Life without parole

This article originally appeared in the Houston Press on April 13th, 2011. Below is a snippet, read the full article here.

By Mandy Oaklander

In Texas, only capital murder cases warrant a sentence of life without parole. In Louisiana, a life sentence for any crime means you never leave prison. It could have been even worse for Kinsel. His could have been a capital case, but the court chose not to pursue the death penalty. Such draconian sentences are partly a result of place. In a handful of states (Louisiana and Texas are two), judges are elected, not appointed. And in Jefferson Parish, where judicial candidates brag about their high conviction rates to win voters, it certainly doesn’t look good to be soft on child rape. Donnie Rowan, who was the state’s attorney in Kinsel’s case, ran for judge in 2007 and boasted a 99 percent conviction rate during his time as a prosecutor, according to the Times-Picayune. He won.

But what happens when the victim wants the accused set free?

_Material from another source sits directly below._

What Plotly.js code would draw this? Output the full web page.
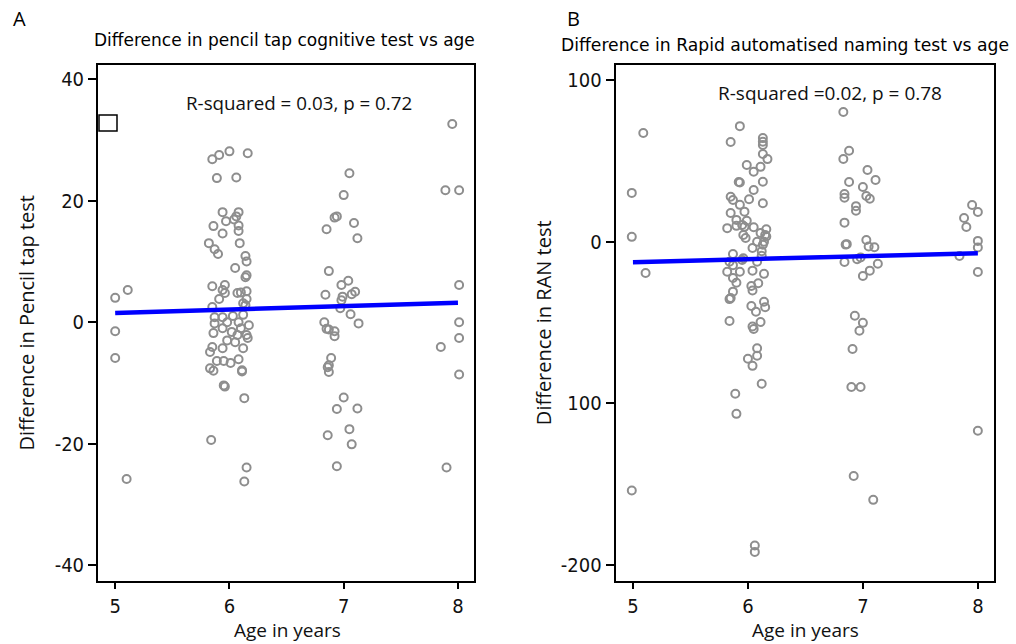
<!DOCTYPE html>
<html>
<head>
<meta charset="utf-8">
<script src="https://cdn.plot.ly/plotly-3.0.1.min.js"></script>
<style>html,body{margin:0;padding:0;background:#fff;}#chart{width:1016px;height:644px;}</style>
</head>
<body>
<div id="chart"></div>
<script>
// Panel A: pencil tap test difference vs age
const ageA = [5.00,5.11,5.00,5.00,5.10,
  7.95,7.89,8.01,8.01,8.01,8.01,7.85,8.01,7.90,
  7.05,7.00,6.94,6.92,7.09,6.85,7.12,6.87,7.04,6.98,7.10,7.07,6.84,6.99,6.98,6.97,7.06,7.13,6.83,6.85,6.87,6.92,6.92,6.89,6.87,6.86,6.87,7.00,6.94,7.12,7.05,6.86,7.07,6.94,
  5.85,5.91,6.00,6.16,5.89,6.06,5.94,6.08,6.06,5.97,6.04,5.86,6.08,5.94,6.08,5.82,5.87,5.90,6.09,6.14,6.15,6.05,6.15,6.14,5.85,5.96,5.96,5.94,6.07,6.10,6.15,6.15,5.91,5.85,6.14,6.12,5.87,5.94,6.03,6.12,5.87,5.98,6.08,6.17,5.94,6.02,5.86,6.07,6.15,6.16,6.05,5.85,5.94,6.12,5.83,5.89,5.95,6.01,6.08,5.83,5.86,6.11,6.11,5.95,5.96,6.13,5.84,6.15,6.13,5.98,6.10];
const diffA = [4.0,5.3,-1.5,-5.9,-25.8,
  32.6,21.7,21.7,6.1,0.0,-2.6,-4.1,-8.6,-23.9,
  24.5,20.9,17.4,17.2,16.3,15.3,13.8,8.4,6.8,6.1,5.0,4.6,4.5,4.2,3.6,2.3,1.3,-0.2,0.0,-1.1,-1.2,-1.5,-2.3,-5.9,-7.1,-7.4,-8.2,-12.4,-14.3,-14.2,-17.6,-18.6,-20.1,-23.7,
  26.8,27.5,28.1,27.8,23.7,23.8,18.1,18.1,17.4,16.6,16.9,15.8,15.9,14.6,15.0,13.0,12.0,11.2,13.0,10.9,10.0,8.9,7.7,7.4,5.9,6.1,4.8,5.3,4.8,4.9,5.1,3.8,3.8,2.5,2.8,3.1,0.8,0.8,1.0,1.2,-0.2,0.0,0.0,-0.5,-1.0,-1.6,-1.8,-2.1,-2.1,-2.6,-3.3,-4.1,-4.3,-4.3,-4.9,-6.4,-6.4,-6.7,-6.1,-7.6,-8.0,-7.9,-8.1,-10.4,-10.6,-12.5,-19.4,-23.9,-26.2,-3.0,-1.0];
const fitAgeA = [5, 8];
const fitA = [1.5, 3.2];

// Panel B: RAN test difference vs age
const ageB = [5.09,4.99,4.99,5.11,4.99,
  7.95,8.00,7.88,7.90,8.00,8.00,7.84,8.00,8.00,
  6.83,6.88,6.83,7.04,7.11,6.88,7.00,6.84,6.84,7.03,7.06,6.94,6.94,6.84,7.03,6.85,6.86,7.05,7.10,6.84,6.95,6.98,7.13,7.06,7.00,6.93,7.00,6.97,6.91,6.90,6.98,6.92,7.09,
  5.93,5.85,6.13,6.13,6.13,6.13,6.17,5.99,6.11,6.05,5.92,5.93,6.13,6.05,5.85,5.87,6.01,5.93,6.13,5.85,5.97,5.90,5.99,5.95,5.82,5.90,5.97,6.05,5.96,6.16,6.15,6.08,6.16,6.13,6.04,5.87,5.96,6.12,5.84,5.87,6.08,5.82,5.93,6.04,6.14,5.87,5.90,6.03,6.09,6.04,5.87,5.84,5.85,6.03,6.14,6.15,6.07,5.84,6.11,6.04,6.05,6.08,6.08,6.00,6.04,6.12,5.89,5.90,6.06,6.06,5.95,6.12,5.98,6.11,6.14];
const diffB = [67.2,30.1,2.9,-19.5,-154,
  22.6,18.3,14.6,9.0,0.4,-3.7,-8.9,-18.8,-117,
  80.1,56.2,51.1,44.3,38.1,36.8,33.8,29.4,27.1,28.2,26.5,21.9,19.1,11.7,1.0,-1.9,-1.6,-3.1,-3.5,-12.6,-10.9,-9.8,-13.7,-18.0,-21.3,-45.9,-50.3,-55.2,-66.5,-90,-90,-145,-159.8,
  71.4,61.6,64.0,61.7,59.7,54.2,51.0,47.4,46.2,43.2,36.8,36.5,37.0,31.9,27.7,25.7,26.2,22.7,23.7,17.7,18.5,13.4,12.9,10.3,8.3,9.7,9.1,8.8,4.0,7.6,4.1,-0.1,3.1,-2.0,-4.0,-7.7,-10.3,-8.8,-12.5,-14.6,-12.5,-18.7,-18.7,-18.0,-20.0,-22.6,-25.5,-27.5,-25.8,-30.3,-31.0,-35.6,-35.0,-39.9,-37.2,-40.6,-43.4,-49.2,-49.8,-52.6,-54.1,-66.0,-70.7,-72.5,-76.9,-88.0,-94.2,-106.6,-188.0,-192.0,-11.4,-6.0,2.2,5.3,-0.2];
const fitAgeB = [5, 8];
const fitB = [-12.8, -7.2];

const xTicks = [5, 6, 7, 8];
const yTicksA = [-40, -20, 0, 20, 40];
const yTextA = ["-40", "-20", "0", "20", "40"];
const yTicksB = [-200, -100, 0, 100];
const yTextB = ["-200", "100", "0", "100"];

const marker = {symbol: 'circle-open', size: 8, color: '#8e8e8e', line: {width: 2, color: '#8e8e8e'}};
const fitLine = {color: '#0000ff', width: 4.5};

const data = [
  {type: 'scatter', mode: 'markers', x: ageA, y: diffA, xaxis: 'x', yaxis: 'y', marker: marker, hoverinfo: 'x+y'},
  {type: 'scatter', mode: 'lines', x: fitAgeA, y: fitA, xaxis: 'x', yaxis: 'y', line: fitLine},
  {type: 'scatter', mode: 'markers', x: ageB, y: diffB, xaxis: 'x2', yaxis: 'y2', marker: marker, hoverinfo: 'x+y'},
  {type: 'scatter', mode: 'lines', x: fitAgeB, y: fitB, xaxis: 'x2', yaxis: 'y2', line: fitLine}
];

const tickFont = {family: 'Liberation Sans Narrow, DejaVu Sans Condensed, sans-serif', size: 20, color: '#111'};
const xTitleFont = {family: 'Open Sans, sans-serif', size: 19, color: '#111'};
const yTitleFont = {family: 'Open Sans, sans-serif', size: 20, color: '#111'};

function xAxis(domain, anchor) {
  return {domain: domain, anchor: anchor, range: [4.85, 8.14], tickvals: xTicks,
    ticks: 'outside', ticklen: 6, tickwidth: 2, tickcolor: '#000',
    showline: true, linewidth: 2, linecolor: '#000', mirror: true,
    showgrid: false, zeroline: false, tickfont: tickFont};
}
function yAxis(range, vals, text, anchor, title, standoff) {
  return {domain: [0.0986, 0.899], anchor: anchor, range: range, tickvals: vals, ticktext: text,
    ticks: 'outside', ticklen: 8, tickwidth: 2, tickcolor: '#000',
    showline: true, linewidth: 2, linecolor: '#000', mirror: true,
    showgrid: false, zeroline: false, tickfont: tickFont,
    title: {text: title, font: yTitleFont, standoff: standoff}};
}

const layout = {
  width: 1016, height: 644,
  margin: {l: 0, r: 0, t: 0, b: 0},
  paper_bgcolor: '#fff', plot_bgcolor: '#fff',
  showlegend: false,
  xaxis: xAxis([0.0965, 0.4665], 'y'),
  yaxis: yAxis([-42.5, 42.3], yTicksA, yTextA, 'x', 'Difference in Pencil tap test', 15),
  xaxis2: xAxis([0.606, 0.9783], 'y2'),
  yaxis2: yAxis([-209.7, 109.2], yTicksB, yTextB, 'x2', 'Difference in RAN test', 4),
  shapes: [
    {type: 'rect', xref: 'paper', yref: 'paper', x0: 99/1016, x1: 117/1016, y0: 1 - 131/644, y1: 1 - 115/644,
     line: {color: '#000', width: 1.5}, fillcolor: '#fff'}
  ],
  annotations: [
    {xref: 'paper', yref: 'paper', x: 19/1016, y: 1 - 19/644, xanchor: 'center', yanchor: 'middle', text: 'A', showarrow: false,
     font: {family: 'Open Sans, sans-serif', size: 20, color: '#000'}},
    {xref: 'paper', yref: 'paper', x: 573/1016, y: 1 - 19/644, xanchor: 'center', yanchor: 'middle', text: 'B', showarrow: false,
     font: {family: 'Open Sans, sans-serif', size: 20, color: '#000'}},
    {xref: 'paper', yref: 'paper', x: 284/1016, y: 1 - 40/644, xanchor: 'center', yanchor: 'middle', text: 'Difference in pencil tap cognitive test vs age', showarrow: false,
     font: {family: 'DejaVu Sans, sans-serif', size: 17, color: '#000'}},
    {xref: 'paper', yref: 'paper', x: 785/1016, y: 1 - 45/644, xanchor: 'center', yanchor: 'middle', text: 'Difference in Rapid automatised naming test vs age', showarrow: false,
     font: {family: 'DejaVu Sans, sans-serif', size: 17.2, color: '#000'}},
    {xref: 'paper', yref: 'paper', x: 299/1016, y: 1 - 103/644, xanchor: 'center', yanchor: 'middle', text: 'R-squared = 0.03, p = 0.72', showarrow: false,
     font: {family: 'Open Sans, sans-serif', size: 18.8, color: '#111'}},
    {xref: 'paper', yref: 'paper', x: 830/1016, y: 1 - 93/644, xanchor: 'center', yanchor: 'middle', text: 'R-squared =0.02, p = 0.78', showarrow: false,
     font: {family: 'Open Sans, sans-serif', size: 19, color: '#111'}},
    {xref: 'paper', yref: 'paper', x: 287/1016, y: 0, xanchor: 'center', yanchor: 'bottom', borderpad: 0, text: 'Age in years', showarrow: false,
     font: xTitleFont},
    {xref: 'paper', yref: 'paper', x: 805/1016, y: 0, xanchor: 'center', yanchor: 'bottom', borderpad: 0, text: 'Age in years', showarrow: false,
     font: xTitleFont}
  ]
};

Plotly.newPlot('chart', data, layout, {displayModeBar: false, staticPlot: true});
</script>
</body>
</html>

In October 2005, 19-year-old Medlin showed up at the office of Laurie White, Kinsel’s attorney at the time. Medlin said that she had made up the allegations that put Kinsel in prison and wanted to set the record straight. She issued a sworn statement with White. According to court transcripts, Medlin went to the district attorney’s office a year later to officially recant. She said she was threatened with perjury, and was told that she would need to be recited her Miranda rights before continuing.

Terrified, Medlin left the D.A.’s office and hired an attorney, Gary Bizal. Bizal told her that she could indeed be charged with perjury, but Medlin issued an affidavit in June 2006 that she was prepared to testify in open court, even if it meant going to jail. “When I testified at trial that John molested me, I lied,” Medlin wrote in the affidavit. “Since John Kinsel’s conviction, I have lived with guilt about what I have done…I now must do whatever it takes to correct this wrong.”

Bizal told the Houston Press that in his 29 years practicing law, he’s only had two victims recant. Bizal believed Medlin was sincere in recanting. He had no reason to doubt what she was saying. Recantations are always viewed suspiciously by a court, he said, but the very act of recanting should call into question the alleged victim’s first accusation. “Somebody coming in and recanting just suggests to me that you’ve got sort of an unstable person to begin with,” he said.